WHAT THE EXERCISE ASKS: Starting at the first line of the data, please print exactly those lines through the one that holds "2016, 2017, 2018, 2019, 2020, 2021, 2022]", omitting every picture.

DATA SECTION:
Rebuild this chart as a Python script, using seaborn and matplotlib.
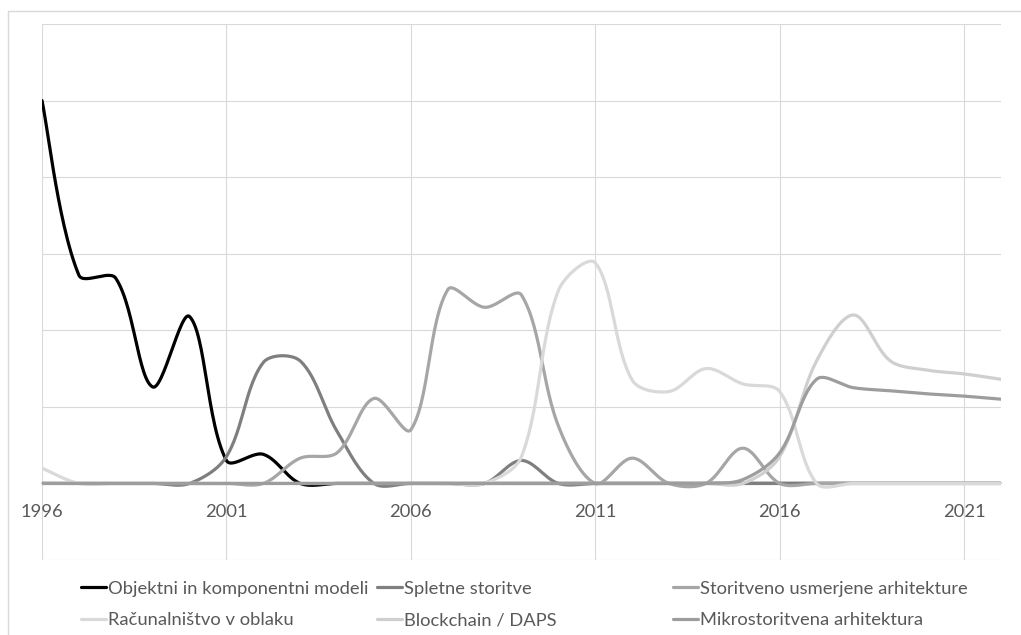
import numpy as np
import pandas as pd
import matplotlib
matplotlib.use("Agg")
import matplotlib.pyplot as plt
from matplotlib.lines import Line2D
import seaborn as sns

# ---- data: yearly values, 1996-2022 ----
years = [1996, 1997, 1998, 1999, 2000, 2001, 2002, 2003, 2004, 2005,
         2006, 2007, 2008, 2009, 2010, 2011, 2012, 2013, 2014, 2015,
         2016, 2017, 2018, 2019, 2020, 2021, 2022]

objektni = [5.00, 2.72, 2.68, 1.26, 2.18, 0.30, 0.38, 0, 0, 0,
            0, 0, 0, 0, 0, 0, 0, 0, 0, 0,
            0, 0, 0, 0, 0, 0, 0]
spletne = [0, 0, 0, 0, 0, 0.35, 1.58, 1.60, 0.68, 0,
           0, 0, 0, 0.30, 0, 0, 0, 0, 0, 0,
           0, 0, 0, 0, 0, 0, 0]
soa = [0, 0, 0, 0, 0, 0, 0, 0.33, 0.40, 1.11,
       0.70, 2.53, 2.30, 2.46, 0.75, 0, 0.33, 0, 0, 0.46,
       0, 0, 0, 0, 0, 0, 0]
oblak = [0.20, 0, 0, 0, 0, 0, 0, 0, 0, 0,
         0, 0, 0, 0.35, 2.52, 2.88, 1.35, 1.20, 1.50, 1.30,
         1.20, 0, 0, 0, 0, 0, 0]
blockchain = [0, 0, 0, 0, 0, 0, 0, 0, 0, 0,
              0, 0, 0, 0, 0, 0, 0, 0, 0, 0,
              0.35, 1.60, 2.20, 1.60, 1.48, 1.43, 1.36]
mikro = [0, 0, 0, 0, 0, 0, 0, 0, 0, 0,
         0, 0, 0, 0, 0, 0, 0, 0, 0, 0.05,
         0.40, 1.36, 1.25, 1.21, 1.17, 1.14, 1.10]

labels = ["Objektni in komponentni modeli", "Spletne storitve",
          "Storitveno usmerjene arhitekture", "Računalništvo v oblaku",
          "Blockchain / DAPS", "Mikrostoritvena arhitektura"]
series = [objektni, spletne, soa, oblak, blockchain, mikro]
colors = ["#000000", "#7f7f7f", "#a6a6a6", "#d9d9d9", "#cfcfcf", "#9d9d9d"]

xtick_years = [1996, 2001, 2006, 2011, 2016, 2021]

# ---- figure geometry (pixels) ----
W, H = 1021, 635
L, R, T, B = 42, 1001, 24, 560
XMIN, XMAX = 1996, 2022
YMIN, YMAX = -1, 6
SX = (R - L) / (XMAX - XMIN)      # px per year
SY = (B - T) / (YMAX - YMIN)      # px per unit


def smooth_curve(xv, yv, t=1 / 3, n=30):
    """Bezier smoothing through the points, computed in screen space."""
    P = np.column_stack([(np.asarray(xv, float) - xv[0]) * SX,
                         np.asarray(yv, float) * SY])
    m = len(P)
    cin = P.copy()
    cout = P.copy()
    for i in range(1, m - 1):
        d0 = np.linalg.norm(P[i] - P[i - 1])
        d1 = np.linalg.norm(P[i + 1] - P[i])
        tan = P[i + 1] - P[i - 1]
        s = d0 + d1
        cin[i] = P[i] - tan * t * d0 / s
        cout[i] = P[i] + tan * t * d1 / s
    cout[0] = P[0] + (P[1] - P[0]) * t / 2
    cin[-1] = P[-1] - (P[-1] - P[-2]) * t / 2
    u = np.linspace(0, 1, n)[:, None]
    pts = []
    for i in range(m - 1):
        seg = ((1 - u) ** 3 * P[i] + 3 * (1 - u) ** 2 * u * cout[i]
               + 3 * (1 - u) * u ** 2 * cin[i + 1] + u ** 3 * P[i + 1])
        pts.append(seg if i == 0 else seg[1:])
    pts = np.vstack(pts)
    return xv[0] + pts[:, 0] / SX, pts[:, 1] / SY


sns.set_theme(style="white")
plt.rcParams["font.family"] = ["Lato", "DejaVu Sans"]

fig = plt.figure(figsize=(W / 100, H / 100), dpi=100)
ax = fig.add_axes([L / W, 1 - B / H, (R - L) / W, (B - T) / H])

for vals, lab, col in zip(series, labels, colors):
    sx_, sy_ = smooth_curve(years, vals)
    df = pd.DataFrame({"leto": sx_, "vrednost": sy_})
    sns.lineplot(data=df, x="leto", y="vrednost", sort=False, estimator=None,
                 color=col, lw=2.3, ax=ax, legend=False, zorder=3,
                 solid_capstyle="round")

ax.set_xlim(XMIN, XMAX)
ax.set_ylim(YMIN, YMAX)
ax.set_xticks(xtick_years)
ax.set_xticklabels([str(y) for y in xtick_years])
ax.set_yticks(range(YMIN, YMAX + 1))
ax.set_axisbelow(True)
ax.grid(True, color="#d9d9d9", lw=0.8)
ax.set_xlabel("")
ax.set_ylabel("")
ax.tick_params(axis="x", length=0, pad=14.5, labelsize=13.2, labelcolor="#595959")
ax.tick_params(axis="y", length=0, labelleft=False)
for side in ("top", "right", "left"):
    ax.spines[side].set_visible(False)
ax.spines["bottom"].set_position(("data", 0))
ax.spines["bottom"].set_color("#bfbfbf")
ax.spines["bottom"].set_linewidth(1.2)

# legend: three columns, two rows
handles = [Line2D([], [], color=c, lw=2.3) for c in colors]
col_x = [81, 377, 673]
for k, x0 in enumerate(col_x):
    idx = [k, k + 3]
    fig.legend([handles[i] for i in idx], [labels[i] for i in idx],
               loc="center left", bbox_to_anchor=(x0 / W, 1 - 604.5 / H),
               frameon=False, borderpad=0, borderaxespad=0,
               handlelength=1.37, handletextpad=0.1, labelspacing=0.86,
               fontsize=13.2, labelcolor="#595959")

# outer chart frame
frame_kw = dict(transform=fig.transFigure, color="#d9d9d9", lw=1)
fig.add_artist(Line2D([8 / W, 1], [1 - 11 / H, 1 - 11 / H], **frame_kw))
fig.add_artist(Line2D([8 / W, 8 / W], [0, 1 - 11 / H], **frame_kw))

fig.savefig("out.png", dpi=100)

EXERCISE OUTPUT:
Rebuild this chart as a Python script, using seaborn and matplotlib.
import numpy as np
import pandas as pd
import matplotlib
matplotlib.use("Agg")
import matplotlib.pyplot as plt
from matplotlib.lines import Line2D
import seaborn as sns

# ---- data: yearly values, 1996-2022 ----
years = [1996, 1997, 1998, 1999, 2000, 2001, 2002, 2003, 2004, 2005,
         2006, 2007, 2008, 2009, 2010, 2011, 2012, 2013, 2014, 2015,
         2016, 2017, 2018, 2019, 2020, 2021, 2022]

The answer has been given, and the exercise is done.